According to my friend, if a creature can’t see himself, he can’t mature. He can’t see where he ends and others begin. This process can be aided by hanging a mirror in an animal’s cage.
Still only semi-conscious, I began to move. I found I could stand. I stood in front of the full-length mirror in my room, looking at myself — or whoever I was now — for a long time. I noticed that other mirrors had been provided. I adjusted them until I obtained an all-round view. In these mirrors I seemed to have been cloned as well as transformed. Everywhere I turned there were more mes, many, many more new mes, until I felt dizzy. I sat, lay down, jumped up and down, touched myself, wiggled my fingers and toes, shook my arms and legs and, finally, placed my head carefully on the floor before kicking myself up and standing on it — something I hadn’t done for twenty-five years. There was a lot to take in.

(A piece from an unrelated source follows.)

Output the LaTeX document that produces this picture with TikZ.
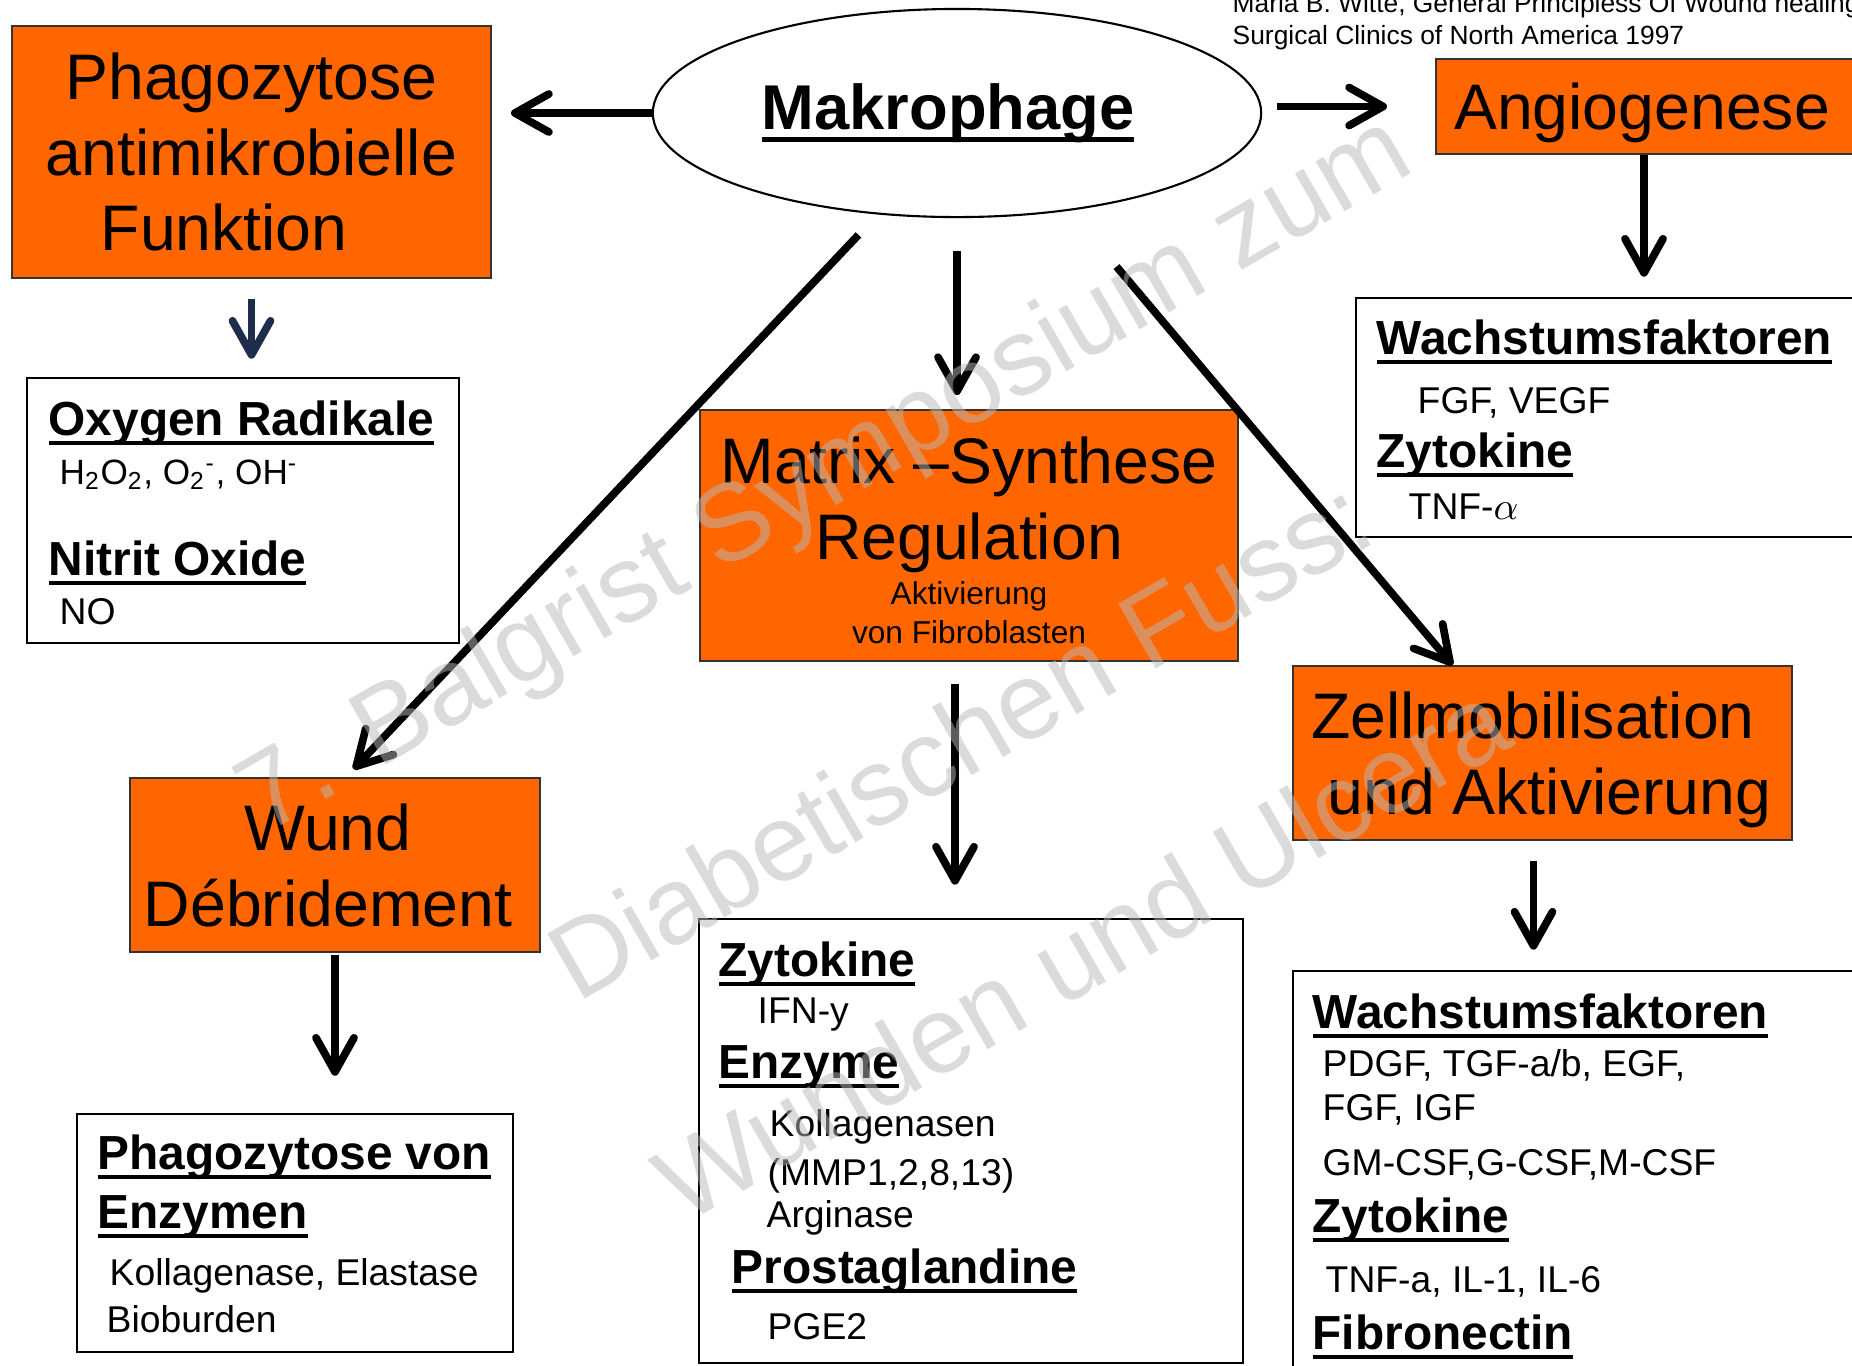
\documentclass[tikz,border=0pt]{standalone}
\usepackage{fontspec}
\setmainfont{Liberation Sans}
\usetikzlibrary{arrows.meta,shapes.geometric,calc}
\definecolor{boxorange}{HTML}{FF6600}
\definecolor{arrownavy}{HTML}{1F2D4D}
\definecolor{markgray}{HTML}{B8B8B8}
\newcommand{\ulhead}[1]{\setbox0=\hbox{#1}\rlap{\rule[-0.2em]{\wd0}{0.085em}}\box0}
\begin{document}
\begin{tikzpicture}[x=0.01cm,y=-0.01cm,
    orangebox/.style={draw=black!80,line width=0.5pt,fill=boxorange,inner sep=0pt,align=center,
      font=\fontsize{18.3}{21.6}\selectfont},
    infobox/.style={draw=black,line width=0.7pt,inner sep=0pt},
    head/.style={anchor=base west,inner sep=0pt,font=\fontsize{13.6}{16.3}\selectfont\bfseries},
    entry/.style={anchor=base west,inner sep=0pt,font=\fontsize{10.6}{12.7}\selectfont},
    cite/.style={anchor=base west,inner sep=0pt,font=\fontsize{7.5}{9}\selectfont},
    arr/.style={line width=2.2pt,-{Straight Barb[length=3.4mm,width=3.8mm,round]}},
    wmark/.style={text=markgray,opacity=0.5,rotate=30,inner sep=0pt,font=\fontsize{31}{37}\selectfont}]
    \useasboundingbox (0,0) rectangle (1852,1365);

    % top row
    \node[ellipse,draw,line width=0.6pt,minimum width=6.08cm,minimum height=2.08cm,inner sep=0pt,
        font=\fontsize{18}{21.6}\selectfont\bfseries] (makro) at (957,113) {\ulhead{Makrophage}\hspace*{1.8mm}};
    \node[orangebox,minimum width=4.79cm,minimum height=2.52cm] (phago) at (251.5,152)
        {Phagozytose\\antimikrobielle\\Funktion\hspace*{0.85em}};
    \node[orangebox,text depth=0pt,minimum width=4.34cm,minimum height=0.95cm] (angio) at (1653,106.5) {Angiogenese\hspace*{2.2mm}};
    \node[cite] (citeA) at (1232,12) {Maria B. Witte, General Principless Of Wound healing};
    \node[cite] (citeB) at (1232,44) {Surgical Clinics of North America 1997};

    % second row
    \node[infobox,minimum width=4.32cm,minimum height=2.65cm] (oxy) at (243,510.5) {};
    \node[head] (oxyA) at (48,435) {\ulhead{Oxygen Radikale}};
    \node[entry,font=\fontsize{10}{12}\selectfont] (oxyB) at (59,484)
        {H\textsubscript{2}O\textsubscript{2}, O\textsubscript{2}\textsuperscript{-}, OH\textsuperscript{-}};
    \node[head] (oxyC) at (48,575) {\ulhead{Nitrit Oxide}};
    \node[entry] (oxyD) at (59,624) {NO};

    \node[orangebox,minimum width=5.38cm,minimum height=2.51cm] (matrix) at (969,535.5)
        {\rule{0pt}{16pt}Matrix –Synthese\\Regulation\hspace*{1.6mm}\\[-8.8pt]{\fontsize{9}{10.8}\selectfont Aktivierung}\\[-10.5pt]{\fontsize{9}{10.8}\selectfont von Fibroblasten}};

    \node[infobox,minimum width=5.14cm,minimum height=2.39cm] (wfa) at (1613,417.5) {};
    \node[head] (wfaA) at (1376,354) {\ulhead{Wachstumsfaktoren}};
    \node[entry] (wfaB) at (1417,413) {FGF, VEGF};
    \node[head] (wfaC) at (1376,467) {\ulhead{Zytokine}};
    \node[entry] (wfaD) at (1408,519) {TNF-$\alpha$};

    % third row
    \node[orangebox,minimum width=4.10cm,minimum height=1.74cm] (wund) at (335,865)
        {Wund\hspace*{1.4mm}\\Débridement\hspace*{1.4mm}};
    \node[orangebox,text depth=0pt,minimum width=4.99cm,minimum height=1.74cm] (zell) at (1542.5,753)
        {Zellmobilisation\hspace*{1.9mm}\\\hspace*{1.4mm}und Aktivierung};

    % bottom row
    \node[infobox,minimum width=4.36cm,minimum height=2.38cm] (enz) at (295,1233) {};
    \node[head] (enzA) at (97,1169) {\ulhead{Phagozytose von}};
    \node[head] (enzB) at (97,1228) {\ulhead{Enzymen}};
    \node[entry] (enzC) at (109,1285) {Kollagenase, Elastase};
    \node[entry] (enzD) at (106,1332) {Bioburden};

    \node[infobox,minimum width=5.44cm,minimum height=4.44cm] (cyt) at (971,1141) {};
    \node[head] (cytA) at (718,976) {\ulhead{Zytokine}};
    \node[entry] (cytB) at (757,1023) {IFN-y};
    \node[head] (cytC) at (718,1078) {\ulhead{Enzyme}};
    \node[entry] (cytD) at (769,1136) {Kollagenasen};
    \node[entry] (cytE) at (767,1185) {(MMP1,2,8,13)};
    \node[entry] (cytF) at (766,1227) {Arginase};
    \node[head] (cytG) at (731,1283) {\ulhead{Prostaglandine}};
    \node[entry] (cytH) at (767,1339) {PGE2};

    \node[infobox,minimum width=5.77cm,minimum height=4.19cm] (wfb) at (1581.5,1180.5) {};
    \node[head] (wfbA) at (1312,1028) {\ulhead{Wachstumsfaktoren}};
    \node[entry] (wfbB) at (1322,1076) {PDGF, TGF-a/b, EGF,};
    \node[entry] (wfbC) at (1322,1120) {FGF, IGF};
    \node[entry] (wfbD) at (1322,1175) {GM-CSF,G-CSF,M-CSF};
    \node[head] (wfbE) at (1312,1232) {\ulhead{Zytokine}};
    \node[entry] (wfbF) at (1325,1292) {TNF-a, IL-1, IL-6};
    \node[head] (wfbG) at (1312,1349) {\ulhead{Fibronectin}};

    % arrows
    \draw[arr,shorten >=1.9mm] (makro.west) -- (makro.west -| phago.east);
    \draw[arr,shorten <=1.5mm,shorten >=4.8mm] (makro.east |- angio.west) -- (angio.west);
    \draw[arr,shorten >=2mm] ($(angio.south)+(-9,0)$) -- ($(angio.south |- wfa.north)+(-9,0)$);
    \draw[arr,draw=arrownavy,shorten <=2mm,shorten >=1.8mm] (phago.south) -- (phago.south |- oxy.north);
    \draw[arr,shorten <=3.3mm,shorten >=1.4mm] (makro.south) -- (makro.south |- matrix.north);
    \draw[arr,shorten <=2.8mm,shorten >=1.1mm] (makro.232) -- ($(wund.north)+(11,0)$);
    \draw[arr,shorten <=7.3mm] (makro.319) -- ($(zell.north)+(-90,0)$);
    \draw[arr,shorten <=2.2mm,shorten >=3.3mm] ($(matrix.south)+(-14,0)$) -- ($(matrix.south |- cyt.north)+(-14,0)$);
    \draw[arr,shorten <=0.2mm,shorten >=3.7mm] (wund.south) -- (wund.south |- enz.north);
    \draw[arr,shorten <=2mm,shorten >=2mm] ($(zell.south)+(-9,0)$) -- ($(zell.south |- wfb.north)+(-9,0)$);

    % watermark
    \node[wmark] (wmA) at (827,478) {7. Balgrist Symposium zum};
    \node[wmark] (wmB) at (959,738) {Diabetischen Fuss:};
    \node[wmark] (wmC) at (1081,951) {Wunden und Ulcera};
\end{tikzpicture}
\end{document}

It was a while ago, in my early fifties, that I began to lose my physical vanity, such as it was. I’ve been told that as a young man I was attractive to some people; I spent more time combing my hair than I did doing equations. Certainly I took it for granted that, at least, people wouldn’t be repelled by my appearance. As a child, I lived among open fields and streams, and ran and explored all day. For the past few years, however, I have been plump and bald; my heart condition has given me a continuously damp upper lip. By forty I was faced with the dilemma of whether my belt should go over or under my stomach. Before my children advised me against it, I became, for a while, one of those men whose trousers went up to their chest.